Friday, August 03, 2007

Making Strings Out of Numbers in C

A while back I was writing a C program and found I needed to convert numbers (integers) into strings. The language has no built-in facility for this. While sprintf() can be used, it has some drawbacks. Sprintf() only works with binary, octal, or hexadecimal bases, and the calling function has to calculate how much space each number needs. In any case, it didn't fit the bill at the time.

So I wrote itoa.c, which does the job. The file also contains a test wrapper with a main() function which may be useful in its own right. It will convert a decimal number on the command line to its representation in any base from 2 to 62.

One feature you may like or dislike is itoa's use of malloc() to get space for the resulting string. Itoa figures out how much space to allocate, which makes for twice the work for it but may save a large hassle in the calling function. I think that's an example of robustness, since it works correctly for any base, but your mileage, etc.

How do I know it works correctly for any base from 2 to 62? By inductive proof. The length for a string whose value is less than its base is 1 plus a null char for C, so the length is 2. So suppose the algorithm works for some base k. Since the same work is being done* when actually filling in the string with ritoa(), we see that working for base k means it works for base k+1. The boundary at 62 also works, so the algorithm is correct.

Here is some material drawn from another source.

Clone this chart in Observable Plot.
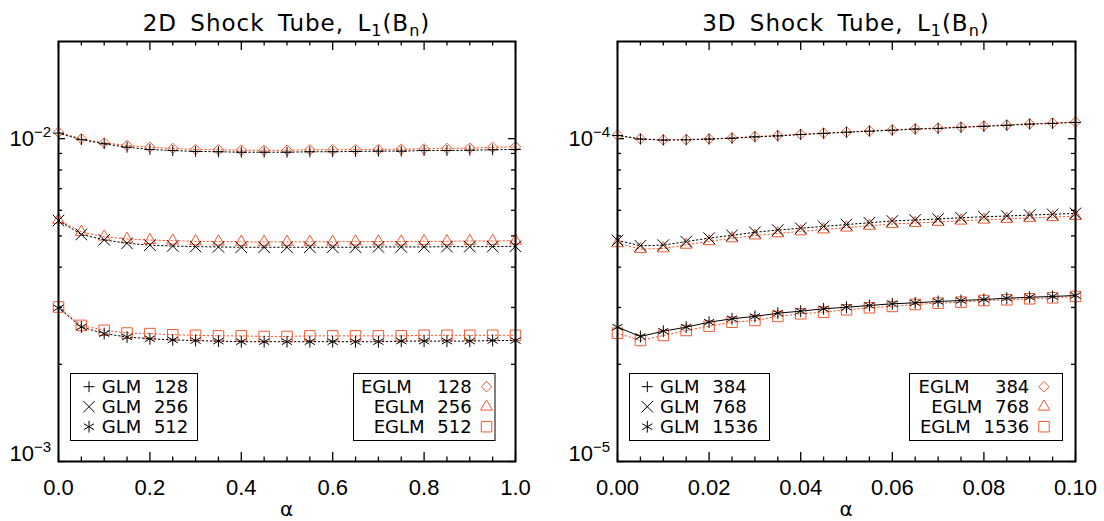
<!DOCTYPE html>
<html><head><meta charset="utf-8">
<script src="https://cdn.jsdelivr.net/npm/d3@7"></script>
<script src="https://cdn.jsdelivr.net/npm/@observablehq/plot@0.6"></script>
<style>
html,body{margin:0;padding:0;background:#fff;}
#wrap{display:flex;width:1104px;height:521px;overflow:hidden;}
#wrap svg{display:block;background:#fff;}
</style></head><body><div id="wrap"></div>
<script>
// ---------- data ----------
const alpha2D = [0.00,0.05,0.10,0.15,0.20,0.25,0.30,0.35,0.40,0.45,0.50,0.55,0.60,0.65,0.70,0.75,0.80,0.85,0.90,0.95,1.00];
const glm128  = [0.01040,0.00993,0.00964,0.00941,0.00926,0.00919,0.00913,0.00911,0.00908,0.00908,0.00908,0.00911,0.00911,0.00913,0.00915,0.00915,0.00919,0.00919,0.00921,0.00924,0.00926];
const eglm128 = [0.01047,0.00999,0.00971,0.00953,0.00941,0.00933,0.00926,0.00924,0.00921,0.00921,0.00921,0.00924,0.00924,0.00926,0.00926,0.00928,0.00930,0.00933,0.00935,0.00940,0.00944];
const glm256  = [0.00558,0.00505,0.00486,0.00474,0.00468,0.00465,0.00463,0.00462,0.00461,0.00461,0.00461,0.00461,0.00461,0.00461,0.00462,0.00462,0.00462,0.00463,0.00463,0.00463,0.00464];
const eglm256 = [0.00560,0.00514,0.00497,0.00489,0.00485,0.00483,0.00481,0.00480,0.00479,0.00479,0.00479,0.00479,0.00479,0.00480,0.00480,0.00480,0.00481,0.00481,0.00482,0.00482,0.00483];
const glm512  = [0.00299,0.00261,0.00249,0.00243,0.00240,0.00238,0.00237,0.00236,0.00235,0.00235,0.00235,0.00235,0.00235,0.00235,0.00235,0.00236,0.00236,0.00236,0.00236,0.00237,0.00237];
const eglm512 = [0.00301,0.00264,0.00255,0.00250,0.00249,0.00247,0.00246,0.00245,0.00245,0.00244,0.00244,0.00245,0.00245,0.00245,0.00245,0.00245,0.00246,0.00246,0.00246,0.00246,0.00246];

const alpha3D = [0.000,0.005,0.010,0.015,0.020,0.025,0.030,0.035,0.040,0.045,0.050,0.055,0.060,0.065,0.070,0.075,0.080,0.085,0.090,0.095,0.100];
const glm384   = [1.023e-4,0.997e-4,0.990e-4,0.992e-4,0.997e-4,1.003e-4,1.013e-4,1.020e-4,1.030e-4,1.038e-4,1.047e-4,1.055e-4,1.062e-4,1.071e-4,1.076e-4,1.084e-4,1.092e-4,1.100e-4,1.109e-4,1.115e-4,1.123e-4];
const eglm384  = [1.026e-4,0.999e-4,0.992e-4,0.994e-4,0.999e-4,1.006e-4,1.015e-4,1.023e-4,1.032e-4,1.041e-4,1.049e-4,1.057e-4,1.065e-4,1.073e-4,1.079e-4,1.087e-4,1.095e-4,1.103e-4,1.112e-4,1.118e-4,1.126e-4];
const glm768   = [4.84e-5,4.66e-5,4.68e-5,4.80e-5,4.92e-5,5.02e-5,5.13e-5,5.21e-5,5.28e-5,5.35e-5,5.42e-5,5.49e-5,5.56e-5,5.60e-5,5.64e-5,5.69e-5,5.73e-5,5.76e-5,5.80e-5,5.83e-5,5.87e-5];
const eglm768  = [4.74e-5,4.55e-5,4.57e-5,4.69e-5,4.81e-5,4.91e-5,5.01e-5,5.09e-5,5.16e-5,5.23e-5,5.30e-5,5.37e-5,5.44e-5,5.48e-5,5.52e-5,5.57e-5,5.61e-5,5.64e-5,5.68e-5,5.71e-5,5.76e-5];
const glm1536  = [2.607e-5,2.439e-5,2.533e-5,2.607e-5,2.701e-5,2.768e-5,2.814e-5,2.880e-5,2.922e-5,2.972e-5,3.006e-5,3.043e-5,3.080e-5,3.102e-5,3.131e-5,3.153e-5,3.176e-5,3.205e-5,3.228e-5,3.245e-5,3.268e-5];
const eglm1536 = [2.497e-5,2.371e-5,2.457e-5,2.546e-5,2.625e-5,2.701e-5,2.734e-5,2.814e-5,2.868e-5,2.901e-5,2.951e-5,2.994e-5,3.022e-5,3.065e-5,3.094e-5,3.116e-5,3.153e-5,3.169e-5,3.192e-5,3.215e-5,3.245e-5];

const xMajor2D = [0, 0.2, 0.4, 0.6, 0.8, 1.0];
const xMinor2D = [0.05,0.1,0.15,0.25,0.3,0.35,0.45,0.5,0.55,0.65,0.7,0.75,0.85,0.9,0.95];
const xMajor3D = [0, 0.02, 0.04, 0.06, 0.08, 0.10];
const xMinor3D = [0.005,0.01,0.015,0.025,0.03,0.035,0.045,0.05,0.055,0.065,0.07,0.075,0.085,0.09,0.095];
const yDomain2D = [1e-3, 2e-2];
const yMajor2D = [1e-3, 1e-2];
const yMinor2D = [2e-3,3e-3,4e-3,5e-3,6e-3,7e-3,8e-3,9e-3];
const yDomain3D = [1e-5, 2e-4];
const yMajor3D = [1e-5, 1e-4];
const yMinor3D = [2e-5,3e-5,4e-5,5e-5,6e-5,7e-5,8e-5,9e-5];

const title2D = [["2D Shock Tube, L",0],["1",1],["(B",0],["n",1],[")",0]];
const title3D = [["3D Shock Tube, L",0],["1",1],["(B",0],["n",1],[")",0]];
const xLabel = "α";
const legGLM2D  = ["GLM 128", "GLM 256", "GLM 512"];
const legEGLM2D = ["EGLM  128", "EGLM 256", "EGLM 512"];
const legGLM3D  = ["GLM 384", "GLM 768", "GLM 1536"];
const legEGLM3D = ["EGLM  384", "EGLM 768", "EGLM 1536"];

// ---------- styles ----------
const ORANGE = "#ee5a30";
const DOT = "1.5,2.5";
const SYM = {
  plus:      {r: 3.6},
  times:     {r: 5.3},
  asterisk:  {r: 5.6},
  diamond2:  {r: 4.7},
  triangle2: {r: 5.6},
  square2:   {r: 6.7}
};
const D3SYM = {plus: d3.symbolPlus, times: d3.symbolTimes, asterisk: d3.symbolAsterisk,
  diamond2: d3.symbolDiamond2, triangle2: d3.symbolTriangle2, square2: d3.symbolSquare2};

function rows(xs, ys) { return xs.map((a, i) => ({a, v: ys[i]})); }

function makePanel(cfg) {
  const W = cfg.width, H = 521, mt = 41, mb = 60, ml = cfg.ml, mr = cfg.mr;
  const iw = W - ml - mr, ih = H - mt - mb;
  const marks = [];
  const tw = 1.3;
  marks.push(
    Plot.ruleX(cfg.xMajor, {x: d => d, insetTop: ih - 9, strokeWidth: tw}),
    Plot.ruleX(cfg.xMajor, {x: d => d, insetBottom: ih - 9, strokeWidth: tw}),
    Plot.ruleX(cfg.xMinor, {x: d => d, insetTop: ih - 4.5, strokeWidth: tw}),
    Plot.ruleX(cfg.xMinor, {x: d => d, insetBottom: ih - 4.5, strokeWidth: tw}),
    Plot.ruleY(cfg.yMajor, {y: d => d, insetRight: iw - 7, strokeWidth: tw}),
    Plot.ruleY(cfg.yMajor, {y: d => d, insetLeft: iw - 7, strokeWidth: tw}),
    Plot.ruleY(cfg.yMinor, {y: d => d, insetRight: iw - 4, strokeWidth: tw}),
    Plot.ruleY(cfg.yMinor, {y: d => d, insetLeft: iw - 4, strokeWidth: tw})
  );
  for (const s of cfg.series) {
    marks.push(Plot.line(s.data, {x: "a", y: "v", stroke: s.color, strokeWidth: 1, strokeDasharray: s.dash}));
    marks.push(Plot.dot(s.data, {x: "a", y: "v", symbol: s.symbol, r: SYM[s.symbol].r, stroke: s.color, fill: "none", strokeWidth: 1}));
  }
  marks.push(Plot.frame({stroke: "black", strokeWidth: 2}));
  marks.push(Plot.axisX(cfg.xMajor, {tickSize: 0, tickPadding: 18, tickFormat: cfg.xFmt, label: null,
    fontSize: 22, fontFamily: "Liberation Sans"}));

  const plot = Plot.plot({
    width: W, height: H, marginTop: mt, marginBottom: mb, marginLeft: ml, marginRight: mr,
    x: {domain: cfg.xDomain},
    y: {type: "log", domain: cfg.yDomain, axis: null},
    style: {fontFamily: "Liberation Sans", fontSize: "22px", color: "black", background: "white"},
    marks
  });
  const svg = d3.select(plot);
  const sy = plot.scale("y");

  // title with subscripts
  const t = svg.append("text").attr("x", ml + iw / 2).attr("y", 31).attr("text-anchor", "middle")
    .attr("font-family", "DejaVu Sans").attr("font-size", 23).attr("fill", "black")
    .style("letter-spacing", "1px").style("word-spacing", "5px").style("white-space", "pre");
  let prev = 0;
  for (const [txt, sub] of cfg.title) {
    const sp = t.append("tspan").text(txt);
    if (sub) sp.attr("font-size", 16);
    if (sub !== prev) sp.attr("dy", sub ? 5 : -5);
    prev = sub;
  }

  // y tick labels 10^n
  for (const v of cfg.yMajor) {
    const e = Math.round(Math.log10(v));
    const y = sy.apply(v);
    const base = v === cfg.yDomain[0] ? y : y + 8;
    const tx = svg.append("text").attr("x", ml - 7).attr("y", base).attr("text-anchor", "end")
      .attr("font-family", "Liberation Sans").attr("font-size", 22).attr("fill", "black");
    tx.append("tspan").text("10");
    tx.append("tspan").text("\u2212" + Math.abs(e)).attr("font-size", 15).attr("dy", -9.5);
  }

  // x label
  svg.append("text").attr("x", ml + iw / 2).attr("y", 515.5).attr("text-anchor", "middle")
    .attr("font-family", "DejaVu Sans").attr("font-size", 20).attr("fill", "black").text(xLabel);

  // legends
  for (const L of cfg.legends) {
    svg.append("rect").attr("x", L.x).attr("y", 373.5).attr("width", L.w).attr("height", 67)
      .attr("fill", "white").attr("stroke", "black").attr("stroke-width", 1);
    L.items.forEach((it, i) => {
      const cy = 386.7 + i * 20;
      const size = Math.PI * SYM[it.symbol].r ** 2;
      svg.append("path").attr("d", d3.symbol(D3SYM[it.symbol], size)())
        .attr("transform", `translate(${L.symX},${cy})`)
        .attr("fill", "none").attr("stroke", it.color).attr("stroke-width", 1);
      svg.append("text").attr("x", L.textX).attr("y", cy + 6.6)
        .attr("text-anchor", L.anchor).attr("font-family", "DejaVu Sans").attr("font-size", 18)
        .attr("fill", "black").style("white-space", "pre").style("word-spacing", "7px")
        .text(it.label);
    });
  }
  return plot;
}

const wrap = document.getElementById("wrap");

wrap.appendChild(makePanel({
  width: 552, ml: 58, mr: 37,
  xDomain: [0, 1], yDomain: yDomain2D,
  xMajor: xMajor2D, xMinor: xMinor2D, yMajor: yMajor2D, yMinor: yMinor2D,
  xFmt: d3.format(".1f"), title: title2D,
  series: [
    {data: rows(alpha2D, eglm128), color: ORANGE, symbol: "diamond2", dash: DOT},
    {data: rows(alpha2D, eglm256), color: ORANGE, symbol: "triangle2", dash: DOT},
    {data: rows(alpha2D, eglm512), color: ORANGE, symbol: "square2", dash: DOT},
    {data: rows(alpha2D, glm128), color: "black", symbol: "plus", dash: DOT},
    {data: rows(alpha2D, glm256), color: "black", symbol: "times", dash: DOT},
    {data: rows(alpha2D, glm512), color: "black", symbol: "asterisk", dash: DOT}
  ],
  legends: [
    {x: 70.5, w: 127, symX: 89, textX: 101.7, anchor: "start", items: [
      {symbol: "plus", color: "black", label: legGLM2D[0]},
      {symbol: "times", color: "black", label: legGLM2D[1]},
      {symbol: "asterisk", color: "black", label: legGLM2D[2]}]},
    {x: 353.5, w: 141.5, symX: 486.5, textX: 471.7, anchor: "end", items: [
      {symbol: "diamond2", color: ORANGE, label: legEGLM2D[0]},
      {symbol: "triangle2", color: ORANGE, label: legEGLM2D[1]},
      {symbol: "square2", color: ORANGE, label: legEGLM2D[2]}]}
  ]
}));

wrap.appendChild(makePanel({
  width: 552, ml: 65, mr: 29,
  xDomain: [0, 0.1], yDomain: yDomain3D,
  xMajor: xMajor3D, xMinor: xMinor3D, yMajor: yMajor3D, yMinor: yMinor3D,
  xFmt: d3.format(".2f"), title: title3D,
  series: [
    {data: rows(alpha3D, eglm384), color: ORANGE, symbol: "diamond2", dash: DOT},
    {data: rows(alpha3D, eglm768), color: ORANGE, symbol: "triangle2", dash: DOT},
    {data: rows(alpha3D, eglm1536), color: ORANGE, symbol: "square2", dash: DOT},
    {data: rows(alpha3D, glm384), color: "black", symbol: "plus", dash: DOT},
    {data: rows(alpha3D, glm768), color: "black", symbol: "times", dash: DOT},
    {data: rows(alpha3D, glm1536), color: "black", symbol: "asterisk", dash: null}
  ],
  legends: [
    {x: 77.5, w: 140, symX: 95.3, textX: 108, anchor: "start", items: [
      {symbol: "plus", color: "black", label: legGLM3D[0]},
      {symbol: "times", color: "black", label: legGLM3D[1]},
      {symbol: "asterisk", color: "black", label: legGLM3D[2]}]},
    {x: 357.5, w: 153, symX: 492, textX: 477.3, anchor: "end", items: [
      {symbol: "diamond2", color: ORANGE, label: legEGLM3D[0]},
      {symbol: "triangle2", color: ORANGE, label: legEGLM3D[1]},
      {symbol: "square2", color: ORANGE, label: legEGLM3D[2]}]}
  ]
}));
</script>
</body></html>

As always with C, be sure to garbage collect with free() when you no longer need the string.


/*
* Itoa.c
* Copyright 2004, Heal Consulting
* Published under the General Public License. See it at http://gnu.org
*/
/*
A sleeker version is available at:
http://www.cs.princeton.edu/courses/archive/fall96/cs126/examples/itoa.c
*/

#include /* only needed for main, fprintf error*/

static char *ItoaDigits =
"0123456789ABCDEFGHIJKLMNOPQRSTUVWXYZabcdefghijklmnopqrstuvwxyz";

/*
* ritoa
* recursive itoa
*/
long int
ritoa(long int val, long int topval, char *s, int base)
{
long int n = val / base;
if (n > 0)
topval = ritoa(n, topval, s+1, base);
else
*(s+1) = '\0';
*s = ItoaDigits[ topval % base ];
return(topval / base);
}

/*
* itoa
* - mallocs a string of the right length
* - calls ritoa to fill in the string for a given base
*/
char * itoa(long int val, int base)
{
int len;
char *s,*buf;
long int t = val;
for (len=2; t; t /= base) len++ ; /* quickie log_base */
/* printf("len; %d\n", len); */

if((buf = (char *) malloc(len)) == NULL)
{fprintf(stderr,"out of memory in itoa\n"); exit(1);}
s = buf;
if (val < 0)
{
*s++ = '-';
val = -val;
};
len = (int) ritoa(val, val, s, base);
return(buf);
}

/*
* The test program may actually be useful.
* Converts a decimal number (long int) to a base you supply.
*/
int
main(int argc, char *argv[])
{
long int num = 0;
char *s;
int base = 10;
int maxlen = strlen(ItoaDigits);

if (argc >2) { base = atoi(argv[2]); };
if (argc >1) { num = atol(argv[1]); };
if ((argc <= 1) || (base > maxlen ) || (base < 2))
{
printf("Usage:\n\n%s [number [base]]\n", argv[0]);
printf("where number is in decimal and 2 <= base <= %d\n", maxlen);
exit(1);
}
s = itoa(num, base);
puts(s);
return(0);
}


After I wrote it, I found a slightly sleeker (base 2 through 16 only) version from an old Princeton CS class*.


* No, I didn't go to Princeton. That's why I waved my hands in the proof.

4 comments:

lucas said...

Hi, nice post! Your code doesn't handle well the LONG_MIN of "limits.h" I think you should use an unsigned to handle negative numbers. This happens because negative numbers reach 2^(sizeoflong-1) and positive numbers reach 2^(sizeoflong-1)-1
the 0 makes this asymmetric, so when you do
if (num < 0)
num = -num
if num is equal to LONG_MIN you have an overflow.

Loren Heal said...

You are correct that there is a boundary bug there.

But I don't see how to use an unsigned (u_long) to fix the problem without resorting to special case code. Perhaps you can show me the obvious.

I've been toying with a generalization of this algorithm to convert between arbitrary bases. If I do, I'll include the required LONG_MIN fix.

lucas said...

Hi I think that the solution would be to:

- add an unsigned var in the itoa function
that becomes val or -val depending if val is positive or negative and pass the unsiged var to ritoa instead of val.

- and the rtoa declaration should be:
long int
ritoa(unsigned long int val, unsigned long int topval, char *s, int base)

Doing this change works fine for LONG_MIN, I did not test it much though.

Loren Heal said...

Yes, I see now. I'll work on it and post and update.